The NIGP Columbia Chapter Intergovernmental Cooperative Purchasing (ICP) Group
A Regional Cooperative Purchasing Case Study
Increasingly, governments are working together to share the administrative costs of purchasing and aggregate buying power to save taxpayer dollars across a region. These regional purchasing collaboration efforts offer lessons to public agencies aiming to save staff time and make best use of taxpayer dollars. Here, we highlight the work of one successful regional purchasing collaboration initiative, the NIGP Columbia Chapter’s Intergovernmental Cooperative Purchasing (ICP) group.
What is the Intergovernmental Cooperative Purchasing (ICP) Group?
The Columbia Chapter of the National Institute of Government Purchasing (NIGP) is a nonprofit professional organization that brings together purchasing staff from local governments across the Portland, OR metropolitan area. In 2006, the Columbia Chapter formed the Intergovernmental Cooperative Purchasing group (ICP group) to foster collaboration in public purchasing across its members. The group has elected directors who handle the administrative responsibilities of running the group, including planning and running the bimonthly ICP meetings, identifying innovations and partners to increase the group’s efficacy, and bringing together thought-leaders and representatives from national cooperative groups to speak about trends and best practices.
The ICP group provides a forum for members to collaborate in a number of ways, including the opportunity to share contracts to save administrative costs. According to Annie Teav, one of the ICP group's former co-directors, “we [the members of ICP] recognize that there can be a huge time savings if a solicitation conducted by another public agency and a resulting contract with cooperative language is out there to utilize. If we do our due diligence to vet that a cooperative purchase meets our requirements and we believe that we can responsibly and appropriately use it, then we should do so and then use the time and effort saved on that to work on more complex purchases.”

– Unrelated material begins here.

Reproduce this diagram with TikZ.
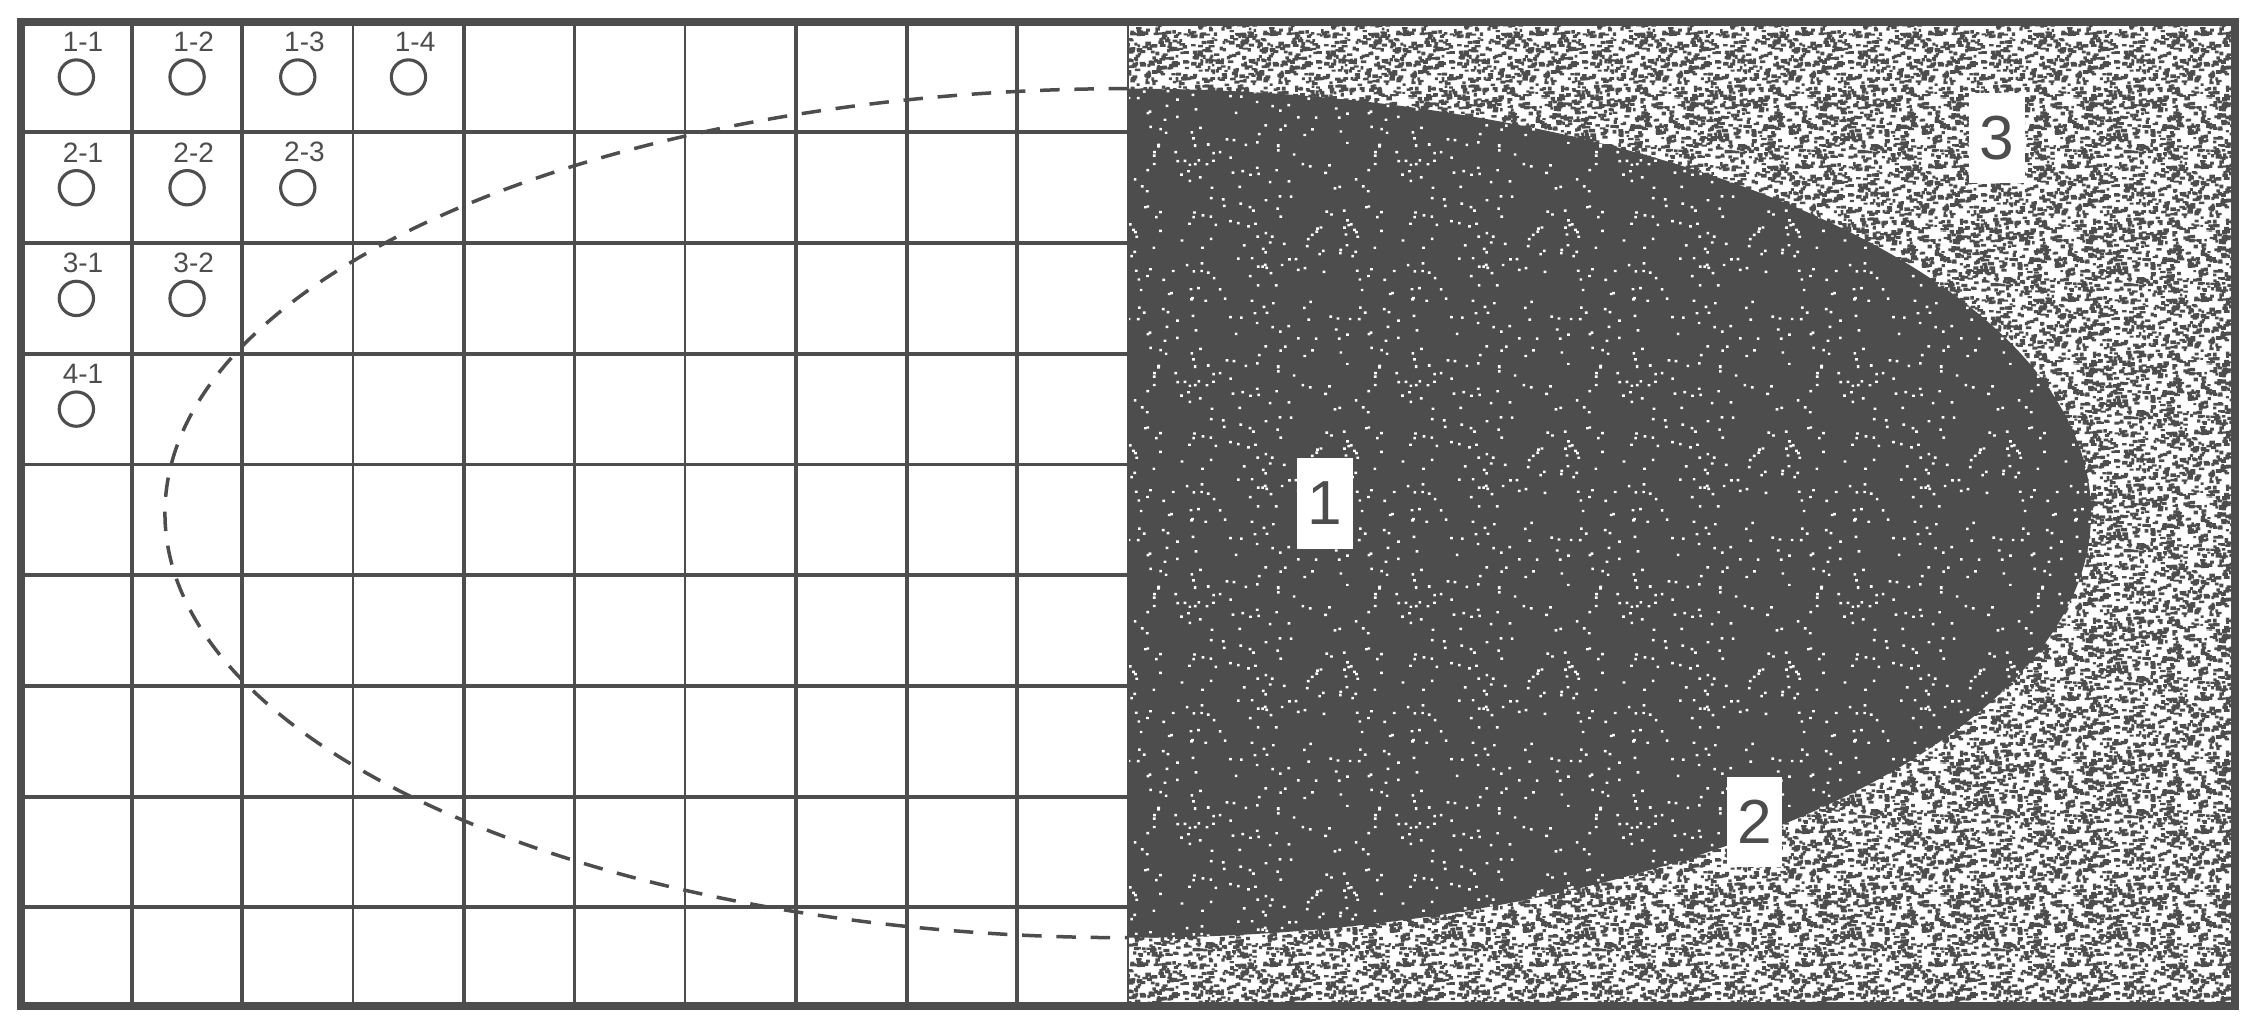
\documentclass[tikz,border=0pt]{standalone}
\usepackage{fontspec}
\setmainfont{Liberation Sans}
\usetikzlibrary{patterns,calc}

\definecolor{ink}{RGB}{77,77,77}

\newcount\spkcount

% one grain; a copy is added when it runs over the tile edge
\newcommand\spkgrain[5]{%
\pgfpathrectangle{\pgfpoint{#1cm}{#2cm}}{\pgfpoint{#3cm}{#4cm}}%
\pgfmathparse{(#1+#3>#5)}\let\spkox\pgfmathresult
\pgfmathparse{(#2+#4>#5)}\let\spkoy\pgfmathresult
\ifdim\spkox pt>0.5pt
\pgfpathrectangle{\pgfpoint{#1cm-#5cm}{#2cm}}{\pgfpoint{#3cm}{#4cm}}\fi
\ifdim\spkoy pt>0.5pt
\pgfpathrectangle{\pgfpoint{#1cm}{#2cm-#5cm}}{\pgfpoint{#3cm}{#4cm}}\fi
\ifdim\spkox pt>0.5pt \ifdim\spkoy pt>0.5pt
\pgfpathrectangle{\pgfpoint{#1cm-#5cm}{#2cm-#5cm}}{\pgfpoint{#3cm}{#4cm}}\fi\fi}

% coarse grey noise for zone 3
\pgfdeclarepatternformonly{speckle}{\pgfpoint{0cm}{0cm}}{\pgfpoint{1.2cm}{1.2cm}}{\pgfpoint{1.2cm}{1.2cm}}{%
\pgfmathsetseed{11}%
\spkcount=0
\loop
\pgfmathsetmacro\spkx{1.2*rnd}%
\pgfmathsetmacro\spky{1.2*rnd}%
\pgfmathsetmacro\spkw{0.022+0.03*rnd}%
\pgfmathsetmacro\spkh{0.018+0.016*rnd}%
\spkgrain{\spkx}{\spky}{\spkw}{\spkh}{1.2}%
\advance\spkcount by 1
\ifnum\spkcount<800 \repeat
\pgfusepath{fill}%
}

% sparse white dots for zone 1
\pgfdeclarepatternformonly{sparkle}{\pgfpoint{0cm}{0cm}}{\pgfpoint{2cm}{2cm}}{\pgfpoint{2cm}{2cm}}{%
\pgfmathsetseed{5}%
\spkcount=0
\loop
\pgfmathsetmacro\spkx{2*rnd}%
\pgfmathsetmacro\spky{2*rnd}%
\spkgrain{\spkx}{\spky}{0.024}{0.022}{2}%
\advance\spkcount by 1
\ifnum\spkcount<200 \repeat
\pgfusepath{fill}%
}

\begin{document}
\begin{tikzpicture}
\tikzset{outerframe/.style={line width=2pt,ink}}
\tikzset{gridline/.style={line width=1pt,ink}}
\tikzset{gridlineThin/.style={line width=0.6pt,ink}}

\tikzset{hole/.style={
circle,draw,ink,
line width=0.8pt,
minimum size=0.31cm,
inner sep=0pt}}

\tikzset{cellLabel/.style={
text=ink,inner sep=0pt,
font=\fontsize{7.2}{8}\selectfont}}

\tikzset{zoneLabel/.style={
rectangle,fill=white,text=ink,
minimum width=0.5cm,
minimum height=0.82cm,
inner sep=0pt,
font=\fontsize{16}{18}\selectfont}}

\useasboundingbox (-0.19,-0.20) rectangle (20.226,9.086);

\path
(0,0) coordinate (A1)
(20,8.89) coordinate (B2)
(10,0) coordinate (M1)
(10,8.89) coordinate (M2)
(10,4.45) coordinate (C);

\fill[white] (A1) rectangle (B2);

% zone 3
\fill[pattern=speckle,pattern color=ink] (M1) rectangle (B2);

% zone 1
\fill[ink]
($(C)+(0,-3.835)$) arc[start angle=-90,end angle=90,
x radius=8.7,y radius=3.835] -- cycle;
\fill[pattern=sparkle,pattern color=white]
($(C)+(0,-3.835)$) arc[start angle=-90,end angle=90,
x radius=8.7,y radius=3.835] -- cycle;

% grid
\foreach \x in {1,2,4,5,7,8,9}
\draw[gridline] (\x,0) -- (\x,8.89);
\foreach \x in {3,6}
\draw[gridlineThin] (\x,0) -- (\x,8.89);
\foreach \y in {1,...,8}
\draw[gridline] (0,8.89-\y) -- (10,8.89-\y);
\draw[gridlineThin] (M1) -- (M2);

% contour mirrored on the grid
\draw[ink,line width=0.9pt,dash pattern=on 5pt off 3.8pt]
($(C)+(0,3.835)$) arc[start angle=90,end angle=270,
x radius=8.7,y radius=3.835];

% holes
\foreach \r/\n in {1/4,2/3,3/2,4/1}
\foreach \c in {1,...,\n}{
\node[hole] (hole\r\c) at (\c-0.5,8.39-\r+1) {};
\node[cellLabel] (lbl\r\c) at (\c-0.44,9.71-\r) {\r-\c};
}

\node[zoneLabel] (zone1) at (11.78,4.54) {1};
\node[zoneLabel] (zone2) at (15.66,1.66) {2};
\node[zoneLabel] (zone3) at (17.85,7.84) {3};

\draw[outerframe] (A1) rectangle (B2);

\end{tikzpicture}
\end{document}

What innovations make ICP successful?
Sharing contracts from different sources, including local agency members, with CoProcure
As a service to its members, the ICP group originally created a Google spreadsheet to track cooperative contracts relevant to its local member agencies. The spreadsheet lists contracts from the State of Oregon as well as national purchasing cooperatives. But what really makes the spreadsheet special is it provides a place for ICP members to share contracts created by their own local agencies.
One special benefit of helping local agencies in the Portland metro region to share their contracts with each other is making local suppliers, already available on local contract, more discoverable to government agencies. According to Cate Antisdel, a former co-director of the group, “local cooperatives are so useful because if Multnomah County has a contract that I can piggyback off of with a specific architect or plumber who is also a small local business and met all of the requirements of the bid, think how much time we save not having to duplicate another agency’s efforts and how much cost we’ve saved that small business owner from having to respond to multiple bids.”
The Google spreadsheet, while incredibly useful to members, had a few shortcomings. It had to be manually maintained by ICP leadership. It only provides basic data about the available contracts, but not the contracts documents themselves; members must email or call the point of contact to request the necessary documents. And finally, it is challenging to search, since search relies on “Ctl + F” across multiple tabs in a spreadsheet.
To make finding cooperative contracts even easier for its members, ICP members can now use CoProcure to search the full text of available contracts and supporting documents, right on the ICP website. Member agencies can search across contracts from local agencies, the State of Oregon and other states, and national and regional cooperatives by keyword, lead agency name, or supplier name, and review supporting documents — all in one place.
Providing a trusted peer-to-peer forum for sharing information, coordinating purchasing efforts, and learning about cooperative purchasing
In addition to maintaining a cooperative contract list, the ICP group also holds regular meetings with members and encourages purchasers to network with one another, either in person or via email, to troubleshoot a difficult purchase and share best practices. The meetings are an opportunity to not only discuss local procurement issues, but also to learn more about cooperative purchasing. “We’ve had some really great opportunities to have experts and cooperative consortium leaders come out and give their time to us,” said Teav. “Even when we are not meeting, we communicate with one another knowing we have each other to bounce ideas and experiences off of,” said Teav. “Our members really understand the value of cooperative language in their contracts and can push their agencies to ensure it is included.” In many ways, the ICP group has changed the conversation around purchasing for its local agency members across the Portland metro area.
There are 72 NIGP chapters across the country, with over 13,000 public procurement members. Among them, the Columbia Chapter stands out for its online and offline resources for procurement collaboration.